Hiç olmazsa hücremde tek kalmayacağım, birkaç kişiyle birlikte olacağım diye hemen hazırlandım. Kitaplarımı, dolaplarımı boşalttım. Sonra aklıma geldi ki, nereye gideceğim, sorayım bari dedim.
Ben bu kez çağırttım kendisini, 'Ya komutan, nereye gidiyorum ben?' dedim. Komutan dedi ki: 'İmralı'ya gidiyorsun.' O anda dizlerimin bağı çözüldü, dizüstü çöktüm. Korkudan, hiddetten, öfkeden tir tir titremeye başladım."
Komutan dalga geçmiş yani kendisiyle.
Evet ama anlamamış. Diyor ki: "Ben ciddi olduğunu düşünüyorum. Ve hayatımda yapmadığım bir şeyi cezaevinde yaptım. Bütün eşyalarımı kapının önüne yığdım. 'Hiçbir yere gitmiyorum, beni onun yanına götürmeyin' diyorum."
Yani Apo'yla karşılaşmak o kadar dehşet verici bir şey.

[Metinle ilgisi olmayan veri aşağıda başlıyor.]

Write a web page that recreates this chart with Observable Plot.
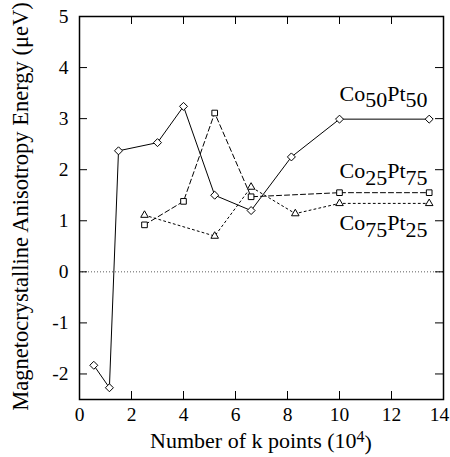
<!DOCTYPE html>
<html><head>
<meta charset="utf-8">
<script src="https://cdn.jsdelivr.net/npm/d3@7"></script>
<script src="https://cdn.jsdelivr.net/npm/@observablehq/plot@0.6"></script>
<style>body{margin:0;background:#fff} svg{display:block} svg, svg text{font-family: "Liberation Serif", "DejaVu Serif", serif !important;}</style>
</head><body><div id="chart"></div>
<script>
// Co50Pt50 (solid line, diamonds)
const co50x = [0.55, 1.15, 1.5, 3.0, 4.0, 5.2, 6.6, 8.15, 10.0, 13.45];
const co50y = [-1.83, -2.27, 2.37, 2.53, 3.24, 1.5, 1.2, 2.25, 2.99, 2.99];
// Co25Pt75 (dashed line, squares)
const co25x = [2.5, 4.0, 5.2, 6.6, 10.0, 13.45];
const co25y = [0.92, 1.38, 3.11, 1.47, 1.55, 1.55];
// Co75Pt25 (dotted line, triangles)
const co75x = [2.5, 5.2, 6.6, 8.3, 10.0, 13.45];
const co75y = [1.11, 0.70, 1.66, 1.14, 1.34, 1.34];

const xTicks = [0, 2, 4, 6, 8, 10, 12, 14];
const yTicks = [-2, -1, 0, 1, 2, 3, 4, 5];

const seriesNames = ["Co50Pt50", "Co25Pt75", "Co75Pt25"];
const seriesParts = [["Co","50","Pt","50"], ["Co","25","Pt","75"], ["Co","75","Pt","25"]];
const labelX = [10, 10, 10];
const labelY = [3.35, 1.83, 0.81];

const xLabel = "Number of k points (10";
const xLabelSup = "4";
const yLabel = "Magnetocrystalline Anisotropy Energy (μeV)";

const W = 450, H = 457;
const mL = 79, mR = 7, mT = 16, mB = 58;
const iW = W - mL - mR, iH = H - mT - mB;
const tickLen = 8;
const FONT = "Liberation Serif, DejaVu Serif, serif";

const toRows = (xs, ys) => xs.map((x, i) => ({x, y: ys[i]}));
const d50 = toRows(co50x, co50y);
const d25 = toRows(co25x, co25y);
const d75 = toRows(co75x, co75y);
const labels = seriesNames.map((n, i) => ({name: n, x: labelX[i], y: labelY[i]}));

const inner = xTicks.slice(1, -1);
const innerY = yTicks.slice(0, -1);

const plot = Plot.plot({
  width: W, height: H,
  marginLeft: mL, marginRight: mR, marginTop: mT, marginBottom: mB,
  style: {fontFamily: FONT, fontSize: "19.5px", background: "#fff", color: "#000"},
  x: {domain: [0, 14], ticks: xTicks, tickSize: 0, tickPadding: 8, label: null, tickFormat: d => String(d)},
  y: {domain: [-2.5, 5], ticks: yTicks, tickSize: 0, tickPadding: 11, label: null, tickFormat: d => String(d)},
  marks: [
    Plot.ruleY([0], {stroke: "#333", strokeWidth: 0.8, strokeDasharray: "1,2"}),
    Plot.ruleX(inner, {x: d => d, insetTop: iH - tickLen, stroke: "#000"}),
    Plot.ruleX(inner, {x: d => d, insetBottom: iH - tickLen, stroke: "#000"}),
    Plot.ruleY(innerY, {y: d => d, insetRight: iW - tickLen, stroke: "#000"}),
    Plot.ruleY(innerY, {y: d => d, insetLeft: iW - tickLen, stroke: "#000"}),
    Plot.line(d50, {x: "x", y: "y", stroke: "#000", strokeWidth: 1}),
    Plot.line(d25, {x: "x", y: "y", stroke: "#000", strokeWidth: 1, strokeDasharray: "5,3"}),
    Plot.line(d75, {x: "x", y: "y", stroke: "#000", strokeWidth: 1, strokeDasharray: "2,3"}),
    Plot.dot(d50, {x: "x", y: "y", symbol: "diamond2", r: 3.6, stroke: "#000", fill: "#fff", strokeWidth: 1}),
    Plot.dot(d25, {x: "x", y: "y", symbol: "square2", r: 3.6, stroke: "#000", fill: "#fff", strokeWidth: 1}),
    Plot.dot(d75, {x: "x", y: "y", symbol: "triangle2", r: 3.6, stroke: "#000", fill: "#fff", strokeWidth: 1}),
    Plot.text(labels, {x: "x", y: "y", text: "name", textAnchor: "start", lineAnchor: "bottom", fontSize: 22, fill: "#000"}),
    Plot.frame({stroke: "#000", strokeWidth: 1.5})
  ]
});

const svg = d3.select(plot);

// subscripts for series labels; nudge the last x tick label inside the page
svg.selectAll("text").each(function() {
  const t = d3.select(this);
  if (this.textContent === String(xTicks[xTicks.length - 1]) && this.closest("[aria-label='x-axis tick label']")) {
    t.attr("dx", -4);
    return;
  }
  const idx = seriesNames.indexOf(this.textContent);
  if (idx < 0) return;
  const parts = seriesParts[idx];
  t.text(null);
  parts.forEach((p, k) => {
    const sub = k % 2 === 1;
    t.append("tspan").attr("dy", k === 0 ? null : (sub ? "0.3em" : "-0.3em")).text(p);
  });
});

// x axis label with superscript
const xl = svg.append("text")
  .attr("x", mL + iW / 2).attr("y", 448)
  .attr("text-anchor", "middle").attr("font-size", 22).attr("fill", "#000");
xl.append("tspan").text(xLabel);
xl.append("tspan").attr("dy", "-0.4em").attr("font-size", 16).text(xLabelSup);
xl.append("tspan").attr("dy", "0.4em").text(")");
// y axis label
svg.append("text")
  .attr("transform", `translate(28,${mT + iH / 2 - 1}) rotate(-90)`)
  .attr("text-anchor", "middle").attr("font-size", 22.5).attr("fill", "#000")
  .text(yLabel);

document.getElementById("chart").appendChild(plot);
</script>
</body></html>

Çok dehşet verici. 'Olmaz böyle bir şey. Ben o adamın yanında nasıl kalırım?' dedi. Ben 'Ne olacak, işte iki dost kalırsınız.' dedim. 'Olmaz! Ben onun gözlerine bakamam ki.
Onun gözlerine baktığım zaman adam o görüntüsüyle beni oracıkta öldürür. Çok korktum. Onunla aynı ortamda kalma ihtimalini bile düşünemiyorum. Bakamam ona. İnsan değil o.' diyordu.
* Nuriye Akman'ın röportajı 11 Haziran 2006'da Zaman gazetesinde yayımlandı.